“Beware the Ides of March.”
Most days are like nondescript puppies in a big litter; grouped into mutual obscurity made up of 24-hour periods whose names end in “y.” Tomorrow usually looks a lot like yesterday, but with a few more scars and wrinkles from what is likely to happen today. But, then, there are the exceptions…
If you’re Julius Caesar, and it’s 44 BC (they didn’t call it “BC” back then, but we do, now; it used to mean “Before Christ,” but we’ve taken Him out of history, so these days, trendy culturalists have recalibrated the acronym to signify “Before the Common Era”), the caution sign would have been flashing red. Beware the Ides of March…
William Shakespeare did in 1601 what movie producers do today: the message in front of the dramatic portrayal says, “Based on a True Story.” That language – approved by the legal department of the studio – allows a writer to invent script and scenes that have no historic basis. In Shakespeare’s play, it’s a soothsayer who warns Julius Caesar to call in sick on March 15th. There would be some guys at work on the Ides of March who would make the day stand-out for Julius: though beyond our modern imagination, there were players in the Senate who were out-of-sync with the Emperor (recently named “Emperor for Life” by the same body). Lots of intrigue came before the 23 stab wounds that ended his reign and made the day a turning-point of historic consequence…

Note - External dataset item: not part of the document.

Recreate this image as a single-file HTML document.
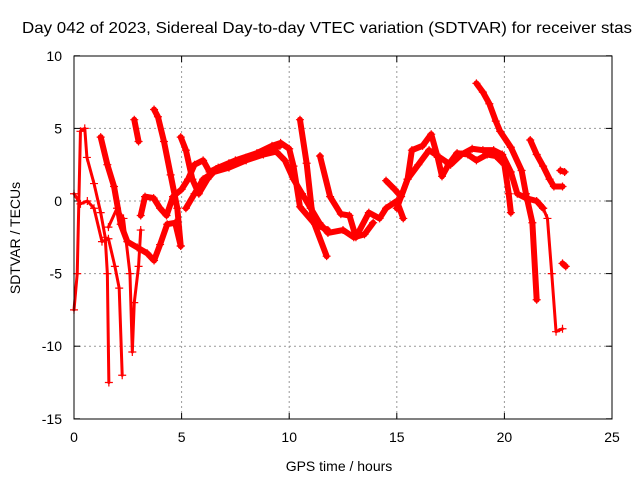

Some days you can see coming on a particular date (presidential elections; Super Bowls; Oscars); others are “out there,” but not yet calendared (the day the Bull becomes a Bear; the day Robert Mueller delivers his report). There are days that will stand out from all others; they become anchored in memory and highlighted in history.
The prophets of Israel whose writings have been recognized to be inspired by God – and included in the Hebrew and Christian Scriptures – understood that some days are destined to stand out. Dozens of citations – from multiple authors – anticipated a future event they called the “Day of the Lord.” The features they described that would occur on that Day would qualify for “breaking news” and “headlines” in the modern media age.
The anticipation regarding that revealed cataclysmic destiny – not the demise of a corrupt politician, but the divine tipping point for all of humanity – did not fall out of vogue in the Christian era. When Paul wrote to his friends in the church he planted in Thessalonica, he made it a focus of their planning: “Now, brothers and sisters, about times and dates we do not need to write to you, for you know very well that the day of the Lord will come like a thief in the night. While people are saying, ‘Peace and safety,’ destruction will come on them suddenly, as labor pains on a pregnant woman, and they will not escape. But you, brothers and sisters, are not in darkness so that this day should surprise you…” (1 Thessalonians 5:1-4).
So… the Day of the Lord is still “out there,” and history is heading toward a change-point about which God has given warning and for which He has graciously allowed people to prepare. People who read the Bible as revelation have that Day as a Post-it-Note, ready to drop it into their calendar at the appropriate time.
That Christians would believe that is immensely troubling to modern godless minds. As the website Raw Story reports: “Mike Pence and Mike Pompeo are each a ‘genuine, end-of-days, believer in the apocalypse,’ and Financial Times journalist Edward Luce said their religious beliefs about the end times exerts a troubling influence on their duties… Luce argued that both Trump administration officials were part of a ‘millenarian cult,’ and he worried their ‘militant creed’ would influence their public policies to spark a ‘final conflagration in which the righteous will vanquish the wicked.’”
Julius Caesar was (purportedly) warned about the Ides of March. Mankind has been (prophetically) warned about the Day of the Lord. If the warnings are valid… what are we supposed to do?
“So then, let us not be like others, who are asleep, but let us be awake and sober… Therefore encourage one another and build each other up, just as in fact you are doing” (1 Thessalonians 5: 6, 11).